Watch: Real Madrid and Barcelona – A History
Problems Brewing at Camp Nou
The Read Madrid stadium tour was classy. It involved football and history. The trophy cabinet was seemingly never-ending. The visitors were, for the most part, people who cared for and knew about football. At the Camp Nou, it was a carnival atmosphere, with a typical touristy crowd there for the selfies and the beverages at the counter. The pricing, too, was significantly higher in Barcelona. And perhaps this culture had rubbed off among the players; and the administration which for quite a while has seemed dysfunctional. Messi has, almost single-handedly, been carrying the club to trophies for the last few seasons.
I had predicted something similar to a Manchester United post-Ferguson style collapse at Barcelona, but it happened even earlier. Barcelona for the last few years has been buying players and throwing money left, right and centre, much like peak Galactico era at Real Madrid in the early 2000s. The Neymar sale was something of a windfall, but the club did not have a proper plan to use the money. The Catalans chased Philippe Coutinho all of summer 2017, after Neymar left for Paris St. Germain. Since Coutinho did not budge, over-the-top money was paid, as a last resort, for youngster Ousmane Dembele. The latter has since spent a lot of time on the treatment table, rather than on the football pitch.
Barcelona, for the last few years, has been buying players and throwing money left, right and centre, much like peak Galactico era at Real Madrid.
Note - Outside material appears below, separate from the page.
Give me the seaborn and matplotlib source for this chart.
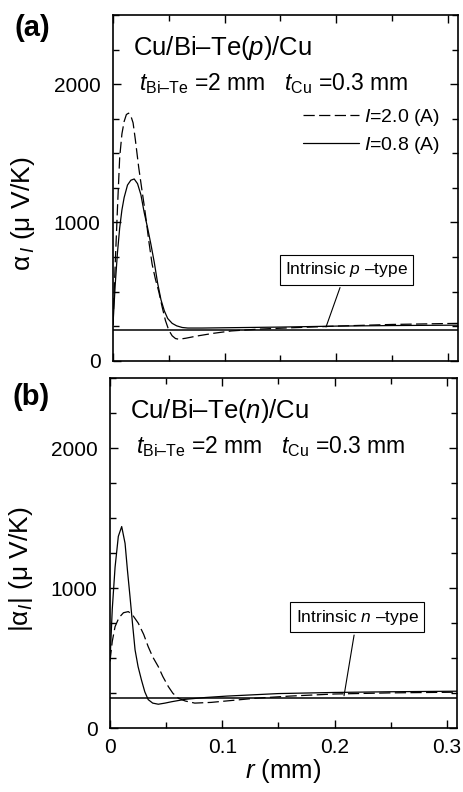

Coutinho arrived in January, meaning that Barcelona had to cough up big money twice. Then, in the summer of 2019, they again spent top-dollar on Antoine Griezmann, having failed in a prior bid to lure him twelve months earlier. They also spent a lot on Frenkie de Jong, admittedly as a longer-term signing. They were even linked with a move to bring back Neymar. The club also doesn’t know what to do with the Portuguese right back- Nelson Semedo – ironically among the few unqualified transfer success stories of the last few seasons. The latest batch from La Masia doesn’t inspire much either.
But Santiago Bernabeu Seems to be on the Right Path
Real Madrid did spend a lot in the summer of 2019, including top-dollar on superstar Eden Hazard. But for the most part, over the last few years, Real has invested in youth. The likes of Marco Asensio, Federico Valverdi, Martin Odegaard, Eder Militao, Ferland Mendy, Rodrygo, Alphonse Areola, Achraf Hakimi, Vinicius Junior, Mariano and Brahim Diaz have all been introduced to the first team. Some are already thriving. Some out-of-favour dinosaurs still remain, such as James Rodriguez and Gareth Bale. Luka Jovic hasn’t had much of a good start to life here. So things are not ideal; but under the leadership of club legend Zinedine Zidane, the club is surely on the right path.
Truth be told, Barcelona hasn’t lost much yet. One title loss doesn’t make too much of a difference. The club could still go on to capture the pending UEFA Champions’ League this season. But, crucially, Barcelona needs to put long-term plans in place. Even before the summer of 2017, Barcelona were spending big on Luis Suarez and Neymar himself. But now, spending money and the brilliance of Messi seem to be the only assets that the club is managing to find at its disposal currently. This needs to change.
Messi won’t be here forever. He is already 33. The club needs to settle into a right formation with a settled squad that is equally potent without the iconic Argentinian at helm. Deadwood needs to be cleared, while youth needs to be given a chance. Bizarre signings, like Patrick Braithwaite, suggest that the transfer strategy clearly needs to be rethought. Instead, youngsters from other Spanish clubs could be more useful in such a scenario. And of course, the board needs to be sorted. If that is done, then surely the tagline “Mes Que Un Club”, would be closer to reality once again.